Jurriaan Lowensteyn operates in a field where the artwork is no longer an answer, but a sustained disturbance. His installations, images, and spatial interventions move beyond discipline, medium, and explanation, situating themselves in a state of permanent provisionality.

Materials are not chosen for what they signify, but for what they resist. Light functions as orienting noise; space as a temporary agreement; form as something that can disappear as easily as it appears. The repeated use of emptiness and silhouette positions the human body not as a subject, but as something structurally absent.

A decades-long proximity to the work and thinking of Ulay has led to a fundamental distrust of interpretation, narrative, and artistic self-explanation. Art does not appear here as discourse, but as a consequence of action, time, and persistence.

Lowensteyn’s work does not ask for interpretation; it endures it — without submitting to it.

 
  • The work of Jurriaan Lowensteyn manifests itself within a discursive landscape in which explanation structurally falls short.
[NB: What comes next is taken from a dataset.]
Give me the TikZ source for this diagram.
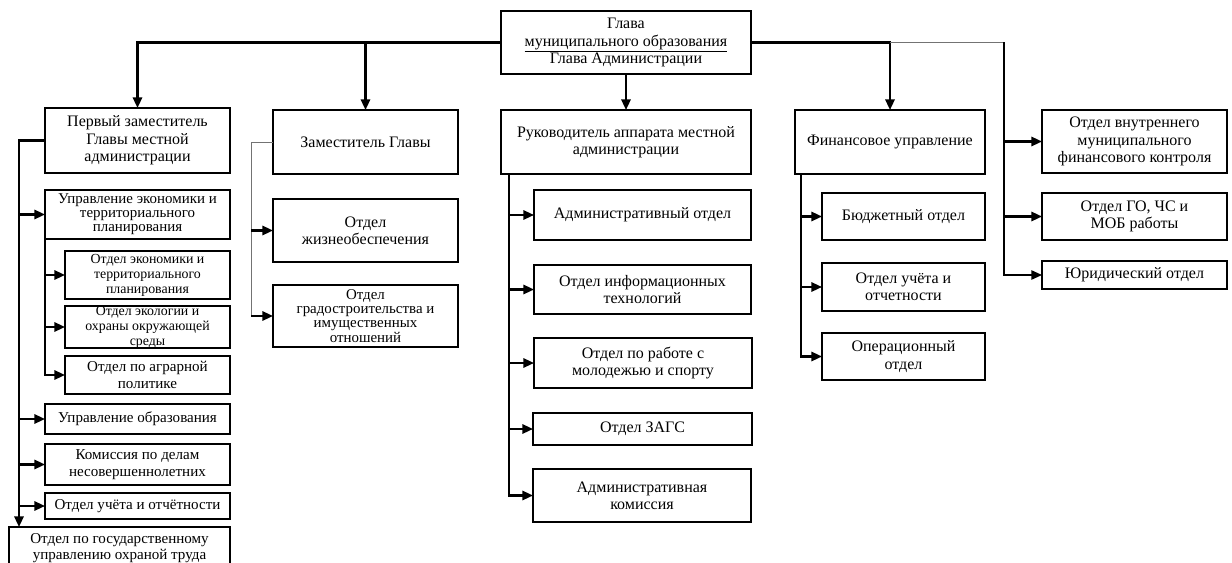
\documentclass[tikz,border=0pt]{standalone}
\usepackage{fontspec}
\setmainfont{Liberation Serif}
\usetikzlibrary{arrows.meta}
\tikzset{
  box/.style={draw, line width=1.5pt, inner sep=0pt, outer sep=0pt, align=center,
    font=\fontsize{12}{13}\selectfont},
  lbox/.style={box, font=\fontsize{11.3}{12.5}\selectfont},
  mbox/.style={box, font=\fontsize{11.2}{10.6}\selectfont},
  sbox/.style={box, font=\fontsize{10.4}{11.2}\selectfont},
  link/.style={line width=1.6pt},
  arr/.style={link, -{Triangle[length=8pt,width=7pt]}},
  thinlink/.style={line width=0.7pt, black!55},
}
% [style]{name}{x1}{y1}{x2}{y2}{text}, coordinates in reference pixels
\newcommand{\mybox}[7][box]{%
  \pgfmathsetmacro\myboxw{(#5-#3)*0.75}%
  \pgfmathsetmacro\myboxh{(#6-#4)*0.75}%
  \node[#1, minimum width=\myboxw pt, minimum height=\myboxh pt] (#2)
    at ({(#3+#5)/2},{(#4+#6)/2}) {#7};}
\begin{document}
\begin{tikzpicture}[x=0.75pt, y=-0.75pt]
\useasboundingbox[fill=white] (0,0) rectangle (1232,563);
\clip (0,0) rectangle (1232,563);
% level 0
\mybox{top}{501}{11}{751}{74}{Глава\\\underline{муниципального образования}\\Глава Администрации}
% level 1
\mybox{p1}{45}{108}{230}{173}{Первый заместитель\\Главы местной\\администрации}
\mybox{z1}{273}{110}{458}{174}{Заместитель Главы}
\mybox{ruk}{501}{110}{751}{174}{Руководитель аппарата местной\\администрации}
\mybox{fin}{795}{110}{985}{174}{Финансовое управление}
\mybox{vnk}{1042}{110}{1227}{173}{Отдел внутреннего\\муниципального\\финансового контроля}
\mybox{go}{1042}{193}{1227}{240}{Отдел ГО, ЧС и\\МОБ работы}
\mybox{yur}{1042}{261}{1227}{289}{Юридический отдел}
% finance
\mybox{bud}{822}{193}{985}{240}{Бюджетный отдел}
\mybox{uch2}{822}{263}{985}{311}{Отдел учёта и\\отчетности}
\mybox{oper}{822}{333}{985}{380}{Операционный\\отдел}
% apparatus
\mybox{adm}{534}{190}{751}{240}{Административный отдел}
\mybox{it}{534}{265}{751}{314}{Отдел информационных\\технологий}
\mybox{mol}{534}{338}{752}{388}{Отдел по работе с\\молодежью и спорту}
\mybox{zags}{533}{413}{752}{445}{Отдел ЗАГС}
\mybox{kom}{533}{469}{751}{522}{Административная\\комиссия}
% deputy
\mybox{zh}{273}{199}{458}{262}{Отдел\\жизнеобеспечения}
\mybox[mbox]{grad}{273}{285}{458}{347}{Отдел\\градостроительства и\\имущественных\\отношений}
% first deputy
\mybox[mbox]{ue}{45}{190}{230}{239}{Управление экономики и\\территориального\\планирования}
\mybox[sbox]{oe}{65}{251}{230}{299}{Отдел экономики и\\территориального\\планирования}
\mybox[sbox]{oeko}{65}{306}{230}{348}{Отдел экологии и\\охраны окружающей\\среды}
\mybox[lbox]{agr}{65}{356}{230}{394}{Отдел по аграрной\\политике}
\mybox[lbox]{obr}{45}{404}{230}{434}{Управление образования}
\mybox[lbox]{kdn}{45}{444}{230}{485}{Комиссия по делам\\несовершеннолетних}
\mybox[lbox]{uch1}{45}{493}{230}{519}{Отдел учёта и отчётности}
\mybox[lbox]{ohr}{9}{527}{230}{569}{Отдел по государственному\\управлению охраной труда}
% trunk coordinates
\coordinate (pv) at (19,0);
\coordinate (zv) at (251,0);
\coordinate (rv2) at (509,0);
\coordinate (fv) at (801,0);
\coordinate (rv) at (1004,0);
% top connectors
\draw[arr] (top.west) -| (p1.north);
\draw[arr] (top.west) -| (z1.north);
\draw[arr] (top.east) -| (fin.north);
\draw[arr] (top.south) -- (ruk.north);
\draw[thinlink] (top.east -| fin.north) -- (rv |- top.east);
% right column
\draw[arr, line width=1.2pt] (rv |- top.east) |- (yur.west);
\draw[arr] (rv |- vnk.west) -- (vnk.west);
\draw[arr] (rv |- go.west) -- (go.west);
% finance
\draw[arr] (fv |- fin.south) |- (oper.west);
\draw[arr] (fv |- bud.west) -- (bud.west);
\draw[arr] (fv |- uch2.west) -- (uch2.west);
% apparatus
\draw[arr] (rv2 |- ruk.south) |- (kom.west);
\draw[arr] (rv2 |- adm.west) -- (adm.west);
\draw[arr] (rv2 |- it.west) -- (it.west);
\draw[arr] (rv2 |- mol.west) -- (mol.west);
\draw[arr] (rv2 |- zags.west) -- (zags.west);
% deputy
\draw[thinlink] (z1.west) -| (zv |- grad.west);
\draw[arr] (zv |- zh.west) -- (zh.west);
\draw[arr] (zv |- grad.west) -- (grad.west);
% first deputy
\draw[arr] (p1.west) -| (pv |- ohr.north);
\draw[arr] (pv |- ue.west) -- (ue.west);
\draw[arr] (pv |- obr.west) -- (obr.west);
\draw[arr] (pv |- kdn.west) -- (kdn.west);
\draw[arr] (pv |- uch1.west) -- (uch1.west);
\draw[arr] (ue.south west) |- (agr.west);
\draw[arr] (ue.south west |- oe.west) -- (oe.west);
\draw[arr] (ue.south west |- oeko.west) -- (oeko.west);
\end{tikzpicture}
\end{document}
His practice cannot be understood as a coherent methodology, but as a series of parallel shifts in which material, light, and space mutually unsettle one another.

    The use of wood, water, glass, metal, and pigment functions neither as a formal language nor as metaphor, but as an operational condition. Light—frequently reduced to directed lasers and reflective interventions—behaves as an unstable factor that activates perception without consolidating it. What becomes visible refuses to carry meaning; what suggests meaning withdraws from fixation.
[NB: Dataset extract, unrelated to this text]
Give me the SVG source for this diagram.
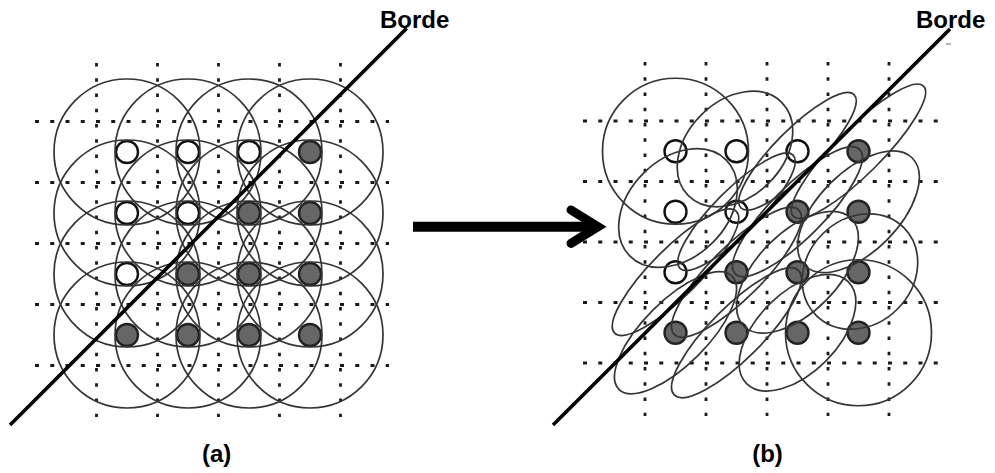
<svg xmlns="http://www.w3.org/2000/svg" width="995" height="473" viewBox="0 0 995 473">
<defs>
<style>
.hd{stroke:#1a1a1a;stroke-width:2.8;stroke-dasharray:4 11.25;fill:none}
.vd{stroke:#1a1a1a;stroke-width:2.8;stroke-dasharray:3.5 11.75;fill:none}
.k{fill:none;stroke:#353535;stroke-width:1.7}
.sw{fill:#ffffff;stroke:#111;stroke-width:2.4}
.sf{fill:#666666;stroke:#222;stroke-width:2.4}
.edge{stroke:#000;stroke-width:3.6;fill:none}
.lbl{font-family:"Liberation Sans",Arial,Helvetica,sans-serif;font-weight:bold;font-size:24px;fill:#000}
</style>
</defs>
<rect width="995" height="473" fill="#fff"/>

<g id="panel-a">
 <g id="grid-a">
  <path class="vd" d="M96.5 63V417M157.5 63V417M218.5 63V417M279.5 63V417M340.5 63V417"/>
  <path class="hd" d="M35 121.5H389M35 182.5H389M35 243.5H389M35 304.5H389M35 365.5H389"/>
 </g>
 <g id="samples-a">
  <circle class="sw" cx="127" cy="152" r="11"/><circle class="sw" cx="188" cy="152" r="11"/><circle class="sw" cx="249" cy="152" r="11"/><circle class="sf" cx="310" cy="152" r="11"/>
  <circle class="sw" cx="127" cy="213" r="11"/><circle class="sw" cx="188" cy="213" r="11"/><circle class="sf" cx="249" cy="213" r="11"/><circle class="sf" cx="310" cy="213" r="11"/>
  <circle class="sw" cx="127" cy="274" r="11"/><circle class="sf" cx="188" cy="274" r="11"/><circle class="sf" cx="249" cy="274" r="11"/><circle class="sf" cx="310" cy="274" r="11"/>
  <circle class="sf" cx="127" cy="335" r="11"/><circle class="sf" cx="188" cy="335" r="11"/><circle class="sf" cx="249" cy="335" r="11"/><circle class="sf" cx="310" cy="335" r="11"/>
 </g>
 <g id="kernels-a">
  <circle class="k" cx="127" cy="152" r="73"/><circle class="k" cx="188" cy="152" r="73"/><circle class="k" cx="249" cy="152" r="73"/><circle class="k" cx="310" cy="152" r="73"/>
  <circle class="k" cx="127" cy="213" r="73"/><circle class="k" cx="188" cy="213" r="73"/><circle class="k" cx="249" cy="213" r="73"/><circle class="k" cx="310" cy="213" r="73"/>
  <circle class="k" cx="127" cy="274" r="73"/><circle class="k" cx="188" cy="274" r="73"/><circle class="k" cx="249" cy="274" r="73"/><circle class="k" cx="310" cy="274" r="73"/>
  <circle class="k" cx="127" cy="335" r="73"/><circle class="k" cx="188" cy="335" r="73"/><circle class="k" cx="249" cy="335" r="73"/><circle class="k" cx="310" cy="335" r="73"/>
 </g>
 <line id="edge-a" class="edge" x1="10" y1="425" x2="406.7" y2="28.3"/>
 <text id="borde-a" class="lbl" x="380" y="28">Borde</text>
 <text id="label-a" class="lbl" x="216.7" y="461.5" text-anchor="middle">(a)</text>
</g>

<g id="panel-b">
 <g id="grid-b">
  <path class="vd" d="M645 62V416M706 62V416M767 62V416M828 62V416M889 62V416"/>
  <path class="hd" d="M583 121H943M583 181.5H943M583 242H943M583 302.5H943M583 363H943"/>
 </g>
 <g id="samples-b">
  <circle class="sw" cx="675.5" cy="151.25" r="11"/><circle class="sw" cx="736.5" cy="151.25" r="11"/><circle class="sw" cx="797.5" cy="151.25" r="11"/><circle class="sf" cx="858.5" cy="151.25" r="11"/>
  <circle class="sw" cx="675.5" cy="211.75" r="11"/><circle class="sw" cx="736.5" cy="211.75" r="11"/><circle class="sf" cx="797.5" cy="211.75" r="11"/><circle class="sf" cx="858.5" cy="211.75" r="11"/>
  <circle class="sw" cx="675.5" cy="272.25" r="11"/><circle class="sf" cx="736.5" cy="272.25" r="11"/><circle class="sf" cx="797.5" cy="272.25" r="11"/><circle class="sf" cx="858.5" cy="272.25" r="11"/>
  <circle class="sf" cx="675.5" cy="332.75" r="11"/><circle class="sf" cx="736.5" cy="332.75" r="11"/><circle class="sf" cx="797.5" cy="332.75" r="11"/><circle class="sf" cx="858.5" cy="332.75" r="11"/>
 </g>
 <g id="kernels-b">
  <circle class="k" cx="675.5" cy="151.25" r="73"/>
  <ellipse class="k" cx="735" cy="149" rx="66" ry="48" transform="rotate(-45 735 149)"/>
  <ellipse class="k" cx="797.5" cy="151.25" rx="80" ry="22" transform="rotate(-45 797.5 151.25)"/>
  <ellipse class="k" cx="858.5" cy="151.25" rx="92" ry="23" transform="rotate(-45 858.5 151.25)"/>
  <ellipse class="k" cx="678" cy="208" rx="68" ry="49" transform="rotate(-45 678 208)"/>
  <ellipse class="k" cx="736.5" cy="211.75" rx="80" ry="22" transform="rotate(-45 736.5 211.75)"/>
  <ellipse class="k" cx="797.5" cy="211.75" rx="88" ry="26" transform="rotate(-45 797.5 211.75)"/>
  <ellipse class="k" cx="858.5" cy="211.75" rx="76" ry="40" transform="rotate(-45 858.5 211.75)"/>
  <ellipse class="k" cx="675.5" cy="272.25" rx="86" ry="24" transform="rotate(-45 675.5 272.25)"/>
  <ellipse class="k" cx="736.5" cy="272.25" rx="88" ry="26" transform="rotate(-45 736.5 272.25)"/>
  <ellipse class="k" cx="797.5" cy="272.25" rx="76" ry="40" transform="rotate(-45 797.5 272.25)"/>
  <ellipse class="k" cx="860" cy="271.5" rx="62" ry="53" transform="rotate(-45 860 271.5)"/>
  <ellipse class="k" cx="675.5" cy="332.75" rx="80" ry="32" transform="rotate(-45 675.5 332.75)"/>
  <ellipse class="k" cx="736.5" cy="332.75" rx="88" ry="26" transform="rotate(-45 736.5 332.75)"/>
  <ellipse class="k" cx="797.5" cy="332.75" rx="72" ry="40" transform="rotate(-45 797.5 332.75)"/>
  <circle class="k" cx="858.5" cy="332.75" r="73"/>
 </g>
 <line id="edge-b" class="edge" x1="553" y1="425" x2="950" y2="29"/>
 <line x1="946" y1="44" x2="951" y2="44" stroke="#888" stroke-width="1.2"/>
 <text id="borde-b" class="lbl" x="916" y="28">Borde</text>
 <text id="label-b" class="lbl" x="767.5" y="461.5" text-anchor="middle">(b)</text>
</g>

<g id="connectors">
 <line x1="413" y1="226.7" x2="596" y2="226.7" stroke="#000" stroke-width="10"/>
 <polyline points="571,210 598,226.7 571,243.4" fill="none" stroke="#000" stroke-width="9" stroke-linecap="round" stroke-linejoin="miter"/>
</g>
</svg>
    Silhouettes, cut-outs, and negative volumes are not carriers of content, but strategies of withdrawal. The body appears, at most, as a structural absence, as a site where interpretation comes to a halt. The viewer is thus not addressed, but quietly implicated.

    A prolonged proximity to the artistic practice of Ulay—not as reference but as daily reality—has left behind a sharp awareness of art as a life practice rather than as the production of meaning. This does not constitute an explanation, merely a context that is itself no more conclusive.

    Lowensteyn’s work refuses clarification. It does not function in order to be understood, but in order to be present.